Donald Tusk’s spokesman responded with dismay, stating that the vote “has significantly increased the likelihood of a no-deal Brexit.”
Sterling briefly ticked up on the initial announcement and indeed, some feel that the hard core Brexiteers missed their chance yesterday and that with a majority of MPs likely to vote against a no-deal Brexit, a delay and possibly a referendum now look to be on the cards, with the ultimate result, maybe an even softer Brexit than May’s deal. Nothing is secured yet though and for now the default remains that the UK exits the EU at the end of the month, with or without a deal.
This week’s voting marathon is not over though.
Parliament will today vote on whether to exit EU without a deal, which is expected to be rejected by a large majority. The House will then vote, tomorrow, for delaying the Brexit process, which is expected to pass with a strong majority (a motion for delay in February won a 502 majority in the 650 seat House).

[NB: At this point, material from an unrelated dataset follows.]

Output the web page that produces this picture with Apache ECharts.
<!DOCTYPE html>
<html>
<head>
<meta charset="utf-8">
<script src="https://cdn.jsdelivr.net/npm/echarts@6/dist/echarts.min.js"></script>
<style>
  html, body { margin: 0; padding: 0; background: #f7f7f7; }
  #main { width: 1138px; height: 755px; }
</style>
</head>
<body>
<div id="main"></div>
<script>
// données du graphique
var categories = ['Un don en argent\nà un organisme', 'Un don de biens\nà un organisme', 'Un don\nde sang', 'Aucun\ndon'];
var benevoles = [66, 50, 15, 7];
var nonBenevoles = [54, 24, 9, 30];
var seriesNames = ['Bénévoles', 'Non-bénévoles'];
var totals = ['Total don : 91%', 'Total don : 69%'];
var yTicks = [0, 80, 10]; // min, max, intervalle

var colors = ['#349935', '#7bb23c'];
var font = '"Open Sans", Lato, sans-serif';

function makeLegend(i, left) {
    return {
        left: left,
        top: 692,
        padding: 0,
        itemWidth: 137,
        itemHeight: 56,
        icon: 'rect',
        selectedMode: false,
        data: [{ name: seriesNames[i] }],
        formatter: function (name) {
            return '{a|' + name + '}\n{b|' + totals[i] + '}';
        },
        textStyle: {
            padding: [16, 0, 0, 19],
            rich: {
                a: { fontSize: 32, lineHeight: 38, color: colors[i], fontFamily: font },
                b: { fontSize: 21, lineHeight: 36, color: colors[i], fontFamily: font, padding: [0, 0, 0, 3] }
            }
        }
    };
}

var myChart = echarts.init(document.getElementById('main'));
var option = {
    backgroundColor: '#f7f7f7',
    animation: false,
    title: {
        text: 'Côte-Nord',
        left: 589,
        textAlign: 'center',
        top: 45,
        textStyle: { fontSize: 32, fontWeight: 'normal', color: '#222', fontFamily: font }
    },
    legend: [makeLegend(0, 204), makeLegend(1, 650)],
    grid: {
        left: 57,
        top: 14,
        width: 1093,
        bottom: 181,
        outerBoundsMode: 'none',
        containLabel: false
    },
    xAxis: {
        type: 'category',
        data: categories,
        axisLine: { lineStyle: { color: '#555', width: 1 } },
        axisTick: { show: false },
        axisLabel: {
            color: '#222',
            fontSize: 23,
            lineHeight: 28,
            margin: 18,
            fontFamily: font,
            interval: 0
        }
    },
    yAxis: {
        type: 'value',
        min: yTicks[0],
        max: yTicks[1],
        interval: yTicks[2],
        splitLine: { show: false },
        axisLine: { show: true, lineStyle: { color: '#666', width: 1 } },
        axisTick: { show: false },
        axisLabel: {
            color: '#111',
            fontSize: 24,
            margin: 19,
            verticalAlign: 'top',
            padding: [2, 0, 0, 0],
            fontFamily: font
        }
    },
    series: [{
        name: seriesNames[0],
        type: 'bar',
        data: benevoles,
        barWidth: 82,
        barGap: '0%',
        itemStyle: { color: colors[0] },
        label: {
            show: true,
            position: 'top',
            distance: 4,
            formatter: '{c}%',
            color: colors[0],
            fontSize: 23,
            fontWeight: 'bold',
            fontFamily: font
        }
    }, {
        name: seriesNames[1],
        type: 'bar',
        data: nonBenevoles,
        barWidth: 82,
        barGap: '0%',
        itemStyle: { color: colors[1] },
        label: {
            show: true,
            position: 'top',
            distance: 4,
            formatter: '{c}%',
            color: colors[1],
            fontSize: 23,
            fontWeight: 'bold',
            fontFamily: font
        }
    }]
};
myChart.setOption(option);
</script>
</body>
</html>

The delay question is also not straightforward however, as the EU and every member of the EU 27 will want to know what use any extension would be put to. Hence a credible justification is needed in order to agree to a delay. So the short one-off extension that May wants may not fly in Brussels.
It would only take one veto to rupture the delay, though member states have a self-interest incentive to acquiesce to a delay. The UK also has the power to unilaterally revoke Article 50, which would terminate Brexit.

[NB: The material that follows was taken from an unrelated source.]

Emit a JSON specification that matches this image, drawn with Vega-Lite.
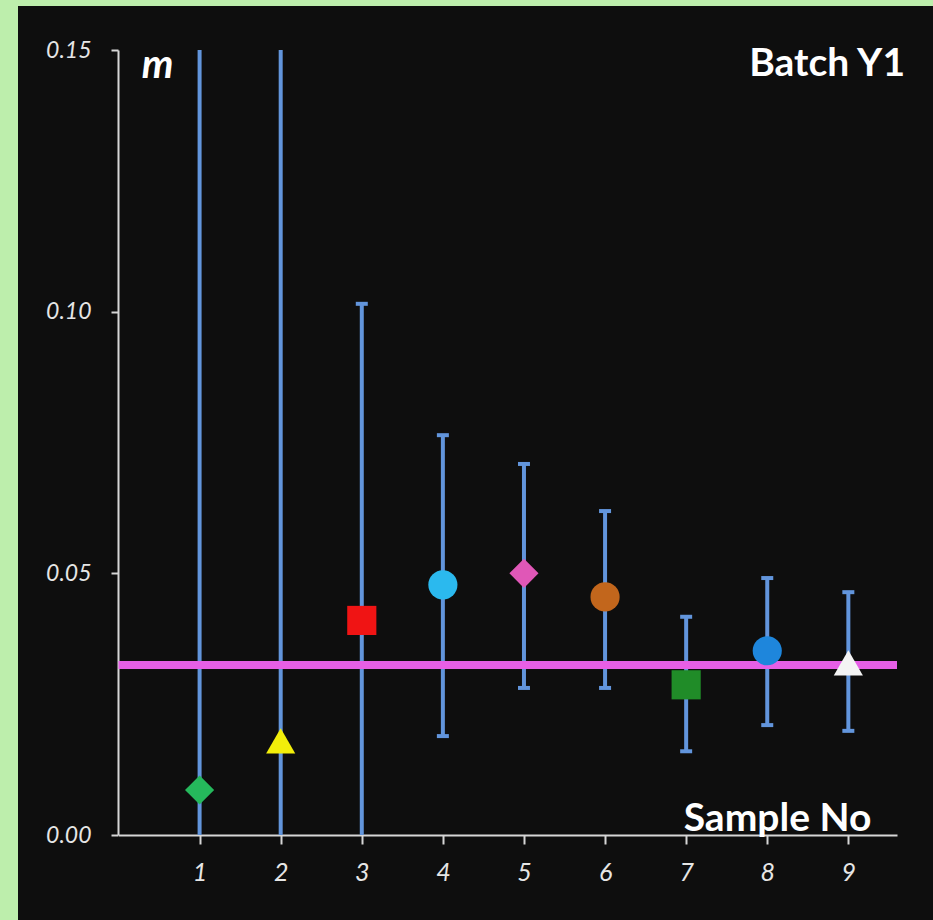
{
  "$schema": "https://vega.github.io/schema/vega-lite/v6.json",
  "autosize": {"type": "none"},
  "padding": {"left": 18, "top": 6, "right": 0, "bottom": 0},
  "width": 915,
  "height": 914,
  "background": "#bdeeac",
  "config": {
    "view": {"fill": "#0e0e0e", "stroke": null},
    "font": "Lato",
    "axis": {
      "grid": false,
      "domainColor": "#d6d6d6",
      "domainWidth": 2,
      "tickColor": "#d6d6d6",
      "tickWidth": 2,
      "labelColor": "#e6e6e6",
      "labelFont": "Lato",
      "labelFontStyle": "italic",
      "labelFontSize": 23,
      "titleColor": "#ffffff",
      "titleFont": "Lato",
      "titleFontWeight": "bold"
    }
  },
  "datasets": {
    "samples": [
      {"sample": 1, "m": 0.0086, "lo": 0.0, "hi": 0.15},
      {"sample": 2, "m": 0.018, "lo": 0.0, "hi": 0.15},
      {"sample": 3, "m": 0.041, "lo": 0.0, "hi": 0.1015},
      {"sample": 4, "m": 0.0478, "lo": 0.0189, "hi": 0.0764},
      {"sample": 5, "m": 0.0500, "lo": 0.0281, "hi": 0.0709},
      {"sample": 6, "m": 0.0455, "lo": 0.0281, "hi": 0.0619},
      {"sample": 7, "m": 0.0287, "lo": 0.0160, "hi": 0.0417},
      {"sample": 8, "m": 0.0352, "lo": 0.0210, "hi": 0.0491},
      {"sample": 9, "m": 0.0329, "lo": 0.0199, "hi": 0.0464}
    ],
    "caps": [
      {"sample": 3, "value": 0.1015},
      {"sample": 4, "value": 0.0189},
      {"sample": 4, "value": 0.0764},
      {"sample": 5, "value": 0.0281},
      {"sample": 5, "value": 0.0709},
      {"sample": 6, "value": 0.0281},
      {"sample": 6, "value": 0.0619},
      {"sample": 7, "value": 0.0160},
      {"sample": 7, "value": 0.0417},
      {"sample": 8, "value": 0.0210},
      {"sample": 8, "value": 0.0491},
      {"sample": 9, "value": 0.0199},
      {"sample": 9, "value": 0.0464}
    ],
    "reference": [{"mean": 0.0325, "start": 0, "end": 9.6}],
    "label": [{"text": "Batch Y1", "x": 9.6, "y": 0.15}]
  },
  "layer": [
    {
      "data": {"name": "samples"},
      "mark": {"type": "rule", "strokeWidth": 4, "color": "#6295dc"},
      "encoding": {
        "x": {
          "field": "sample", "type": "quantitative", "title": "Sample No",
          "scale": {"domain": [0, 9.6], "range": [100.5, 879], "nice": false, "zero": false},
          "axis": {
            "values": [1, 2, 3, 4, 5, 6, 7, 8, 9], "format": "d",
            "offset": -85, "tickSize": 9, "labelPadding": 16, "labelFontSize": 25,
            "titleFontSize": 39, "titleX": 759, "titleY": -17,
            "titleAlign": "center", "titleBaseline": "middle", "titleAnchor": null
          }
        },
        "y": {
          "field": "lo", "type": "quantitative", "title": "m",
          "scale": {"domain": [0, 0.15], "range": [829, 44], "nice": false, "zero": false},
          "axis": {
            "values": [0, 0.05, 0.1, 0.15], "format": ".2f",
            "offset": -100, "tickSize": 7, "labelPadding": 20,
            "titleAngle": 0, "titleFontSize": 40, "titleFontStyle": "italic",
            "titleX": 39, "titleY": 59, "titleAlign": "center", "titleBaseline": "middle"
          }
        },
        "y2": {"field": "hi"}
      }
    },
    {
      "data": {"name": "caps"},
      "mark": {"type": "tick", "orient": "horizontal", "size": 12, "thickness": 4, "color": "#6295dc", "opacity": 1},
      "encoding": {
        "x": {"field": "sample", "type": "quantitative", "title": "Sample No"},
        "y": {"field": "value", "type": "quantitative", "title": "m"}
      }
    },
    {
      "data": {"name": "reference"},
      "mark": {"type": "rule", "strokeWidth": 8, "color": "#e65fe6"},
      "encoding": {
        "x": {"field": "start", "type": "quantitative", "title": "Sample No"},
        "x2": {"field": "end"},
        "y": {"field": "mean", "type": "quantitative", "title": "m"}
      }
    },
    {
      "data": {"name": "samples"},
      "mark": {"type": "point", "filled": true, "opacity": 1, "size": 850, "strokeWidth": 0},
      "encoding": {
        "x": {"field": "sample", "type": "quantitative", "title": "Sample No"},
        "y": {"field": "m", "type": "quantitative", "title": "m"},
        "shape": {
          "field": "sample", "type": "nominal", "legend": null,
          "scale": {"domain": [1, 2, 3, 4, 5, 6, 7, 8, 9],
                    "range": ["diamond", "triangle-up", "square", "circle", "diamond", "circle", "square", "circle", "triangle-up"]}
        },
        "color": {
          "field": "sample", "type": "nominal", "legend": null,
          "scale": {"domain": [1, 2, 3, 4, 5, 6, 7, 8, 9],
                    "range": ["#25b85c", "#f2ee0a", "#f01414", "#2bb9ee", "#e057b7", "#c2661c", "#208c28", "#1e86dc", "#f4f4f4"]}
        }
      }
    },
    {
      "data": {"name": "label"},
      "mark": {"type": "text", "font": "Lato", "fontSize": 39, "fontWeight": "bold", "color": "#ffffff", "align": "right", "baseline": "middle", "dx": 8, "dy": 14},
      "encoding": {
        "text": {"field": "text"},
        "x": {"field": "x", "type": "quantitative", "title": "Sample No"},
        "y": {"field": "y", "type": "quantitative", "title": "m"}
      }
    }
  ]
}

Despite the blows that the UK Prime Minister has received, her position is secure as a confidence vote in her leadership can’t be tabled for another year (having recently survived one) while Labour’s machinations for a general election via a confidence vote on the government won’t likely fly as the Tory-DUP governing alliance has the votes to prevent it. Parliament is also in position to wrest control of Brexit given that there looks to be sufficient cross-party support for a soft version of Brexit, and, less assuredly, another referendum (although this may be starting to look attractive to members).

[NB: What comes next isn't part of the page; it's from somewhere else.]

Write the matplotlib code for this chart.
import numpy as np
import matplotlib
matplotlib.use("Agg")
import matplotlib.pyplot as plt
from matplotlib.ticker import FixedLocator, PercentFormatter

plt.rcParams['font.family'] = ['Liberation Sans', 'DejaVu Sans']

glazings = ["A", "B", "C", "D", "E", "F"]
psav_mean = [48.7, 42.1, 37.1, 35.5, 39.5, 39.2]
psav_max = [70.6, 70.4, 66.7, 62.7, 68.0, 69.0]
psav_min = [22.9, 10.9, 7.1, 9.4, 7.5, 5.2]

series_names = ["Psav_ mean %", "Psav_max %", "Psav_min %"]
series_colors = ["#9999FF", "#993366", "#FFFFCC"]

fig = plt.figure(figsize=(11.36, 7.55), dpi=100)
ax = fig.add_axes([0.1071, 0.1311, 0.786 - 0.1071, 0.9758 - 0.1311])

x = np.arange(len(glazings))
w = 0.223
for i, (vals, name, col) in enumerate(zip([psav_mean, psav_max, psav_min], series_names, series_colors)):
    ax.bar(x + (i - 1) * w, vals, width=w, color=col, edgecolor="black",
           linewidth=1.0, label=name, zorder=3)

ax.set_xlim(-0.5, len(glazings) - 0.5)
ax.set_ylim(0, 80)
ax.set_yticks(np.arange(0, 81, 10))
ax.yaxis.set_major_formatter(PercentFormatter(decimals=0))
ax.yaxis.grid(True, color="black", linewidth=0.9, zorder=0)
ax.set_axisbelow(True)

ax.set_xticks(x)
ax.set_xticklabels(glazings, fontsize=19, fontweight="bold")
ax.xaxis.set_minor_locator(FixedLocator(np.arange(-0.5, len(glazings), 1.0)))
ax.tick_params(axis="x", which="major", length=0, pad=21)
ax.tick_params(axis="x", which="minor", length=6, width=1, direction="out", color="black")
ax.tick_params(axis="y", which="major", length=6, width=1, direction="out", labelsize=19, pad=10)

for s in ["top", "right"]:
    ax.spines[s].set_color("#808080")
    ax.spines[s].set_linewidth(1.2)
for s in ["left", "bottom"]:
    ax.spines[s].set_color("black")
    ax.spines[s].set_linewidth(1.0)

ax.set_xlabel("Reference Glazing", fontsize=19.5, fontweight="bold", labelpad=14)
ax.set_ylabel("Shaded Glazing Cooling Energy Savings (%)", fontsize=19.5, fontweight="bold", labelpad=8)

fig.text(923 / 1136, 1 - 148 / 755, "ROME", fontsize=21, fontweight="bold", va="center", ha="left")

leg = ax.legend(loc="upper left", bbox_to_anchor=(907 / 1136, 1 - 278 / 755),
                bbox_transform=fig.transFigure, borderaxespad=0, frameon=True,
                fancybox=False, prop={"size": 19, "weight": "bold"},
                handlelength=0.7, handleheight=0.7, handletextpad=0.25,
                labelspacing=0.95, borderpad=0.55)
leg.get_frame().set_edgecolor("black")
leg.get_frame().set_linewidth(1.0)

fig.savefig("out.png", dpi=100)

FX Update: Markets are more sanguine, with Sterling, which has been the conduit for market opinion on Brexit, trading about 30 pips firmer on the Dollar and about 20 pips higher versus the Euro from levels prevailing ahead of yesterday’s vote.
Away from Brexit, the Dollar has been trading softer in the wake of the benign US CPI data yesterday. EURUSD has been consolidating slightly off the four-session high seen at 1.1305. USDJPY has remained heavy, in the lower 111.0s, down about 0.5% from week-ago levels.